Alternatively, she may seek compromise on the TPP. While her campaign has tried to downplay this option, her platform commitment to support trade agreements that raise wages, create jobs, and enhance US security opens her up to the possibility of supporting an amended agreement.
Clinton is also committed to multi-party talks and stronger allied missile defences in the region to end North Korea’s nuclear weapons programme. While China will see common ground in reining in the hermit kingdom, strengthened missile defences in US allies could be seen as a threat to China’s ambitions.
RUSSIA, NATO, AND EUROPE
Clinton’s promise to end the defence budget sequester will also help her strengthen US alliances in Europe. As a result, a Clinton administration will likely see increased spending on the build-up of NATO forces along Russia’s periphery. As with China, she has also promised to be “firm but wise”. Throughout her campaign, she has stated her intentions to seek areas of cooperation, not unlike her efforts to “reset” US-Russian relations while Secretary of State. Alternatively, she has also promised to explore more economic sanctions – to punish Russia’s involvement in Syria and Ukraine, and to improve Europe’s energy security – to reduce Russia’s influence over European states.
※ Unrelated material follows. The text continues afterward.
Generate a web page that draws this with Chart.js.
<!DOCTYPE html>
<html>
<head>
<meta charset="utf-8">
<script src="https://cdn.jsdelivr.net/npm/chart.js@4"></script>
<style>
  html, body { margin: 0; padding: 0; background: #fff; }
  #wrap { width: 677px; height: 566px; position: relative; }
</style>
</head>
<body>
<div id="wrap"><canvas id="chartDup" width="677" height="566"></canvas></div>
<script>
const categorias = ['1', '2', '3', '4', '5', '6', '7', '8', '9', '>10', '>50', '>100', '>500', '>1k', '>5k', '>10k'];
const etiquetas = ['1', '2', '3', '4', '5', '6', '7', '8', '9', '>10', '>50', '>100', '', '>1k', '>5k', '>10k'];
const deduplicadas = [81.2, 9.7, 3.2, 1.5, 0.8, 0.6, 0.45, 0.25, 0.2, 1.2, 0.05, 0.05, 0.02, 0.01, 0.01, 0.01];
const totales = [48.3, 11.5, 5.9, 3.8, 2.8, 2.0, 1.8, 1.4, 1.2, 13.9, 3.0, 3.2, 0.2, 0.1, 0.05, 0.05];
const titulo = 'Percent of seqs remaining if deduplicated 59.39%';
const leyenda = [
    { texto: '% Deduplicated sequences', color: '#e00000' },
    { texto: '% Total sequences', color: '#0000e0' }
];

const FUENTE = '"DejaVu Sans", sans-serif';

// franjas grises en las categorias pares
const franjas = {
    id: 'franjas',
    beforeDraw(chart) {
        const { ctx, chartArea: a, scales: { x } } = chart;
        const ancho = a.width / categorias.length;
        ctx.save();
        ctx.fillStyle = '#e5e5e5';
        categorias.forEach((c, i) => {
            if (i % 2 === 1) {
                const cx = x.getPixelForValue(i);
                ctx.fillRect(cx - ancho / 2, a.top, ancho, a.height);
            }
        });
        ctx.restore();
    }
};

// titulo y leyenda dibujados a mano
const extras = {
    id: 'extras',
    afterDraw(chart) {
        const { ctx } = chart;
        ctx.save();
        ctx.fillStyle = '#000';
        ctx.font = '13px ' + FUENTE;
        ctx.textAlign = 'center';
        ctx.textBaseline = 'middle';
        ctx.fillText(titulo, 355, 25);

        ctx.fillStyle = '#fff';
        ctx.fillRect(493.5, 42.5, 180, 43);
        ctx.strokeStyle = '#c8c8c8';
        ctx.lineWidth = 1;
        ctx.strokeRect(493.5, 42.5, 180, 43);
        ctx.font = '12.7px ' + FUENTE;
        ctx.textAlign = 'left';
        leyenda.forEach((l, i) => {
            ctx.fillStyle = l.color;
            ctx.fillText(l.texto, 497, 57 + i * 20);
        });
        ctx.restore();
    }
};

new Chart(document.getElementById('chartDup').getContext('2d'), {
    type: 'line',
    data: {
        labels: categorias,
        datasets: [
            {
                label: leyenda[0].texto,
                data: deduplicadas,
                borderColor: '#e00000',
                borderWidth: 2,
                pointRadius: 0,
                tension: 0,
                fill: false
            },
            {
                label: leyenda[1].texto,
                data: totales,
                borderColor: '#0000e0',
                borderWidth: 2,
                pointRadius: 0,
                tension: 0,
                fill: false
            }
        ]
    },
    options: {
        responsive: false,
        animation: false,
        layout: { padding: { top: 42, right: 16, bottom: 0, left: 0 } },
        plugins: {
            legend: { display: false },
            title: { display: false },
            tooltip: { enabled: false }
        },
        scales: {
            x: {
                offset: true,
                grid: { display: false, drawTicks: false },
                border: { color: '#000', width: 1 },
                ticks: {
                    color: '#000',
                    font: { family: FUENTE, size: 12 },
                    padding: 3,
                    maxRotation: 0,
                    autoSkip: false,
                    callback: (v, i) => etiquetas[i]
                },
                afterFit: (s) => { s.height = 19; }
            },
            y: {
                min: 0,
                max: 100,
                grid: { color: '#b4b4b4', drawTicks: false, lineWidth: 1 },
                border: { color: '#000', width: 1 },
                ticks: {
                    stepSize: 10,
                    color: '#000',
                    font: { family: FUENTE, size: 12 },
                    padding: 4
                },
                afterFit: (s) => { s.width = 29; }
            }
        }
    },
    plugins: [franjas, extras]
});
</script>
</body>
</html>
This will likely antagonise Russia and its allies.
In addition to the increased military build-up in the region, both Russia and the US will seek to increase their influence over ex-Soviet states through economic and political cooperation. Clinton has shown a strong interest in increasing support for the Ukrainian government. During Russia’s annexation of Crimea, she urged the US to offer Ukraine more financial and military aid. To continue this relationship, Clinton will likely lead ongoing discussions herself – she never shied away from the spotlight during her time as Secretary of State – or choose a point-man to continue this support, either from the White House or the State Department.
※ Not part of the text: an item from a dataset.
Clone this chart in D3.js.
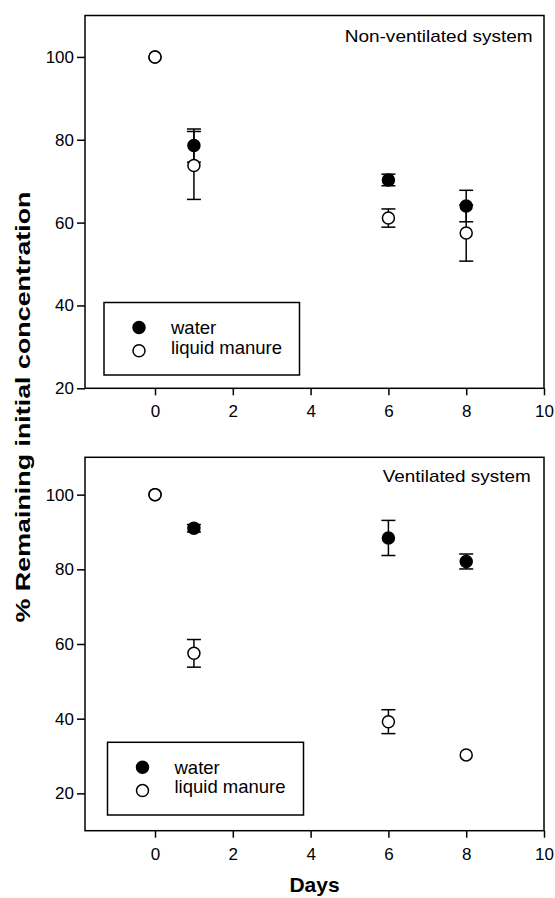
<!DOCTYPE html>
<html>
<head>
<meta charset="utf-8">
<script src="https://cdn.jsdelivr.net/npm/d3@7"></script>
<style>
  body { margin: 0; background: #fff; }
  svg text { font-family: "Liberation Sans", Arial, Helvetica, sans-serif; fill: #000; }
</style>
</head>
<body>
<div id="chart"></div>
<script>
// sampling days
var days = [0, 1, 6, 8];
var xTicks = [0, 2, 4, 6, 8, 10];
var yTicks = [20, 40, 60, 80, 100];

// non-ventilated system
var nonVentWater = [100, 78.6, 70.3, 64.0];
var nonVentWaterErr = [0, 4.0, 1.4, 3.8];
var nonVentManure = [100, 73.8, 61.1, 57.5];
var nonVentManureErr = [0, 8.2, 2.2, 6.8];

// ventilated system
var ventWater = [100, 91.0, 88.4, 82.1];
var ventWaterErr = [0, 1.0, 4.7, 2.0];
var ventManure = [100, 57.5, 39.2, 30.3];
var ventManureErr = [0, 3.7, 3.2, 0];

var seriesNames = ["water", "liquid manure"];

const w = 555;
const h = 898;
const left = 85, right = 544;

const svg = d3.select("#chart")
              .append("svg")
              .attr("width", w)
              .attr("height", h);

const xScale = d3.scaleLinear()
                 .domain([-1.8, 10])
                 .range([left, right]);

function drawPanel(cfg) {
  const yScale = d3.scaleLinear()
                   .domain(cfg.yDomain)
                   .range([cfg.bottom, cfg.top]);

  const g = svg.append("g");

  // frame
  g.append("rect")
   .attr("x", left)
   .attr("y", cfg.top)
   .attr("width", right - left)
   .attr("height", cfg.bottom - cfg.top)
   .attr("fill", "none")
   .attr("stroke", "#000")
   .attr("stroke-width", 1.5);

  const yAxis = g.append("g")
    .attr("transform", "translate(" + left + ",0)")
    .call(d3.axisLeft(yScale).tickValues(yTicks).tickSize(8).tickPadding(3));
  const xAxis = g.append("g")
    .attr("transform", "translate(0," + cfg.bottom + ")")
    .call(d3.axisBottom(xScale).tickValues(xTicks).tickSize(7).tickPadding(10));

  [xAxis, yAxis].forEach(function(a) {
    a.select(".domain").remove();
    a.selectAll("line").attr("stroke", "#000").attr("stroke-width", 1.5);
    a.selectAll("text").style("font-size", "17px").attr("fill", "#000");
  });

  // error bars first
  var series = [
    { vals: cfg.water, errs: cfg.waterErr, fill: "#000" },
    { vals: cfg.manure, errs: cfg.manureErr, fill: "#fff" }
  ];
  var cap = 7;
  series.forEach(function(s) {
    var pts = days.map(function(d, i) { return { x: d, y: s.vals[i], e: s.errs[i] }; })
                  .filter(function(p) { return p.e > 0; });
    var eb = g.append("g").attr("stroke", "#000").attr("stroke-width", 1.5);
    eb.selectAll(".v").data(pts).enter().append("line")
      .attr("x1", function(p) { return xScale(p.x); })
      .attr("x2", function(p) { return xScale(p.x); })
      .attr("y1", function(p) { return yScale(p.y + p.e); })
      .attr("y2", function(p) { return yScale(p.y - p.e); });
    eb.selectAll(".t").data(pts).enter().append("line")
      .attr("x1", function(p) { return xScale(p.x) - cap; })
      .attr("x2", function(p) { return xScale(p.x) + cap; })
      .attr("y1", function(p) { return yScale(p.y + p.e); })
      .attr("y2", function(p) { return yScale(p.y + p.e); });
    eb.selectAll(".b").data(pts).enter().append("line")
      .attr("x1", function(p) { return xScale(p.x) - cap; })
      .attr("x2", function(p) { return xScale(p.x) + cap; })
      .attr("y1", function(p) { return yScale(p.y - p.e); })
      .attr("y2", function(p) { return yScale(p.y - p.e); });
  });

  series.forEach(function(s) {
    g.append("g").selectAll("circle")
      .data(days.map(function(d, i) { return { x: d, y: s.vals[i] }; }))
      .enter()
      .append("circle")
      .attr("cx", function(p) { return xScale(p.x); })
      .attr("cy", function(p) { return yScale(p.y); })
      .attr("r", 6)
      .attr("fill", s.fill)
      .attr("stroke", "#000")
      .attr("stroke-width", 1.5);
  });

  // panel title
  g.append("text")
   .attr("x", cfg.titleX)
   .attr("y", cfg.titleY)
   .attr("text-anchor", "end")
   .style("font-size", "17px")
   .attr("textLength", cfg.titleLen)
   .attr("lengthAdjust", "spacingAndGlyphs")
   .text(cfg.title);

  // legend
  var lg = cfg.legend;
  g.append("rect")
   .attr("x", lg.x)
   .attr("y", lg.y)
   .attr("width", lg.w)
   .attr("height", lg.h)
   .attr("fill", "#fff")
   .attr("stroke", "#000")
   .attr("stroke-width", 1.5);
  seriesNames.forEach(function(name, i) {
    g.append("circle")
     .attr("cx", lg.x + 35)
     .attr("cy", lg.y + 25 + i * 23.3)
     .attr("r", 6)
     .attr("fill", i === 0 ? "#000" : "#fff")
     .attr("stroke", "#000")
     .attr("stroke-width", 1.5);
    g.append("text")
     .attr("x", lg.x + 67)
     .attr("y", lg.y + 31.5 + i * 19.5)
     .style("font-size", "18.5px")
     .text(name);
  });
}

drawPanel({
  top: 15.5, bottom: 388.3, yDomain: [20, 110],
  water: nonVentWater, waterErr: nonVentWaterErr,
  manure: nonVentManure, manureErr: nonVentManureErr,
  title: "Non-ventilated system", titleX: 532.7, titleY: 41.5, titleLen: 188,
  legend: { x: 104, y: 302.5, w: 195.5, h: 72.5 }
});

drawPanel({
  top: 457.3, bottom: 830.7, yDomain: [10, 110],
  water: ventWater, waterErr: ventWaterErr,
  manure: ventManure, manureErr: ventManureErr,
  title: "Ventilated system", titleX: 530.7, titleY: 481.5, titleLen: 148,
  legend: { x: 107.5, y: 742.3, w: 196, h: 72.7 }
});

// axis labels
svg.append("text")
   .attr("transform", "translate(29.5,407) rotate(-90)")
   .attr("text-anchor", "middle")
   .style("font-size", "20px")
   .style("font-weight", "bold")
   .attr("textLength", 431)
   .attr("lengthAdjust", "spacingAndGlyphs")
   .text("% Remaining initial concentration");

svg.append("text")
   .attr("x", (left + right) / 2)
   .attr("y", 892)
   .attr("text-anchor", "middle")
   .style("font-size", "21px")
   .style("font-weight", "bold")
   .text("Days");
</script>
</body>
</html>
This is possibly one of the reasons Clinton was reportedly considering current Vice President Joe Biden as Secretary of State, whose hands-on approach to building strong personal relationships with Ukraine would have ensured a smooth transition between administrations for ongoing aid efforts. Biden has, however, since stated he has no interest in serving in the next administration.
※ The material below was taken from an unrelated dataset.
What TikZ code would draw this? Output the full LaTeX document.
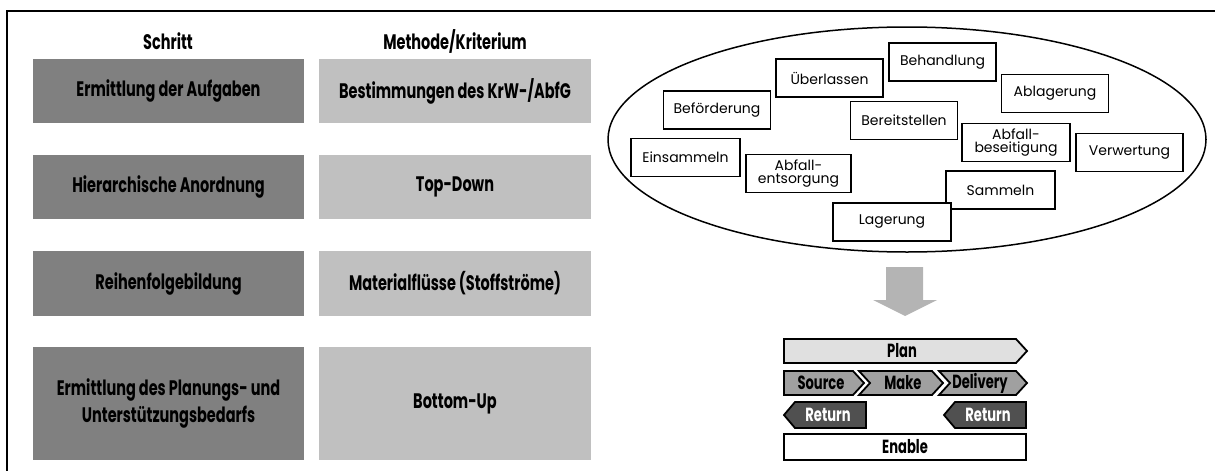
\documentclass[tikz,border=0pt]{standalone}
\usepackage{fontspec}
\setmainfont{Poppins}
\newfontfamily\condbold{Poppins}[FakeStretch=0.69]
\usetikzlibrary{shapes.geometric}

\definecolor{stepgray}{HTML}{808080}
\definecolor{critgray}{HTML}{C0C0C0}
\definecolor{planfill}{HTML}{E0E0E0}
\definecolor{flowfill}{HTML}{A0A0A0}
\definecolor{retfill}{HTML}{505050}
\definecolor{arrowgray}{HTML}{B4B4B4}

\tikzset{
  cond/.style={font=\condbold\bfseries\fontsize{#1}{#1}\selectfont},
  headtext/.style={cond=21, text=black},
  stepbox/.style={fill=stepgray, minimum width=271, minimum height=#1,
    inner sep=0pt, align=center, cond=21, text=black},
  critbox/.style={fill=critgray, minimum width=272, minimum height=#1,
    inner sep=0pt, align=center, cond=21, text=black},
  taskbox/.style={draw=black, line width=1.8pt, fill=white,
    minimum width=#1, minimum height=38, inner sep=0pt, align=center,
    font=\fontsize{14}{12.5}\selectfont},
  taskbox/.default=107,
  scorbar/.style={draw=black, line width=1.8pt, line join=miter},
  scortext/.style={cond=19, inner sep=0pt},
}

\begin{document}
\begin{tikzpicture}[x=1pt, y=-1pt]
\useasboundingbox (0,0) rectangle (1215,471);

% frame
\draw[line width=2pt] (7,471) -- (7,11) -- (1215,11);

% column headings
\node[headtext] (hstep) at (168,41) {Schritt};
\node[headtext] (hcrit) at (455,41) {Methode/Kriterium};

% steps and criteria
\node[stepbox=64]  (s1) at (168.5,91)    {Ermittlung der Aufgaben};
\node[stepbox=64]  (s2) at (168.5,187)   {Hierarchische Anordnung};
\node[stepbox=65]  (s3) at (168.5,283.5) {Reihenfolgebildung};
\node[stepbox=113] (s4) at (168.5,403.5) {Ermittlung des Planungs- und\\[4pt]Unterstützungsbedarfs};

\node[critbox=64]  (c1) at (455,91)    {Bestimmungen des KrW-/AbfG};
\node[critbox=64]  (c2) at (455,187)   {Top-Down};
\node[critbox=65]  (c3) at (455,283.5) {Materialflüsse (Stoffströme)};
\node[critbox=113] (c4) at (455,403.5) {Bottom-Up};

% pool of tasks
\node[ellipse, draw=black, line width=1.5pt, minimum width=598, minimum height=225, inner sep=0pt]
  (pool) at (907,139.5) {};
\node[taskbox] (t1)  at (942.5,62)    {Behandlung};
\node[taskbox] (t2)  at (829.5,78)    {Überlassen};
\node[taskbox] (t3)  at (1055,93.5)   {Ablagerung};
\node[taskbox] (t4)  at (717,110)     {Beförderung};
\node[taskbox] (t5)  at (904,120.5)   {Bereitstellen};
\node[taskbox=108] (t6)  at (1016,142.5) {Abfall-\\beseitigung};
\node[taskbox] (t7)  at (1129.5,152.5) {Verwertung};
\node[taskbox=109] (t8)  at (685.5,157.5) {Einsammeln};
\node[taskbox=105] (t9)  at (798.5,173.5) {Abfall-\\entsorgung};
\node[taskbox=109] (t10) at (1000.5,190)  {Sammeln};
\node[taskbox=118] (t11) at (892,222)     {Lagerung};

% transition arrow
\fill[arrowgray] (886,267) -- (923,267) -- (923,300) -- (937,300) -- (905,316)
  -- (873,300) -- (886,300) -- cycle;

% SCOR bars
\draw[scorbar, fill=planfill] (784,339) -- (1016,339) -- (1027,351) -- (1016,363) -- (784,363) -- cycle;
\node[scortext] (plan) at (902,351) {Plan};

\draw[scorbar, fill=flowfill] (784,371) -- (853,371) -- (864,383) -- (853,395) -- (784,395) -- cycle;
\node[scortext] (source) at (821,383) {Source};
\draw[scorbar, fill=flowfill] (859,371) -- (932,371) -- (943,383) -- (932,395) -- (859,395) -- (870,383) -- cycle;
\node[scortext] (make) at (903,383) {Make};
\draw[scorbar, fill=flowfill] (939,371) -- (1016,371) -- (1027,383) -- (1016,395) -- (939,395) -- (950,383) -- cycle;
\node[scortext] (delivery) at (980,383) {Delivery};

\draw[scorbar, fill=retfill] (784,415) -- (795,402) -- (866,402) -- (866,428) -- (795,428) -- cycle;
\node[scortext, text=white] (ret1) at (828,415) {Return};
\draw[scorbar, fill=retfill] (944,415) -- (955,402) -- (1026,402) -- (1026,428) -- (955,428) -- cycle;
\node[scortext, text=white] (ret2) at (988,415) {Return};

\draw[scorbar, fill=white] (784,434) rectangle (1026,460);
\node[scortext] (enable) at (905,447) {Enable};
\end{tikzpicture}
\end{document}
As the Brexit looms and internal divisions deepen in EU states, Clinton may have difficulty rallying Europe as a unified political, economic and military force against Russian ambitions.
WHAT TO EXPECT OVER THE NEXT FOUR YEARS
If elected, Clinton can be expected to be tested by Russia and China, both of which will seek to expand and strengthen their respective regions of influence. Despite her hawkish rhetoric, she will likely explore sanctions and international cooperation to counter these efforts. She won’t actively seek war except in extreme circumstances. Nevertheless, the potential to escalate a conflict with Russia in Syria exists.
While the risk of escalating a conflict with China are not as high – except over, possibly, the South China Sea dispute – tensions between China and the US will likely rise as Clinton continues the US’ pivot to Asia.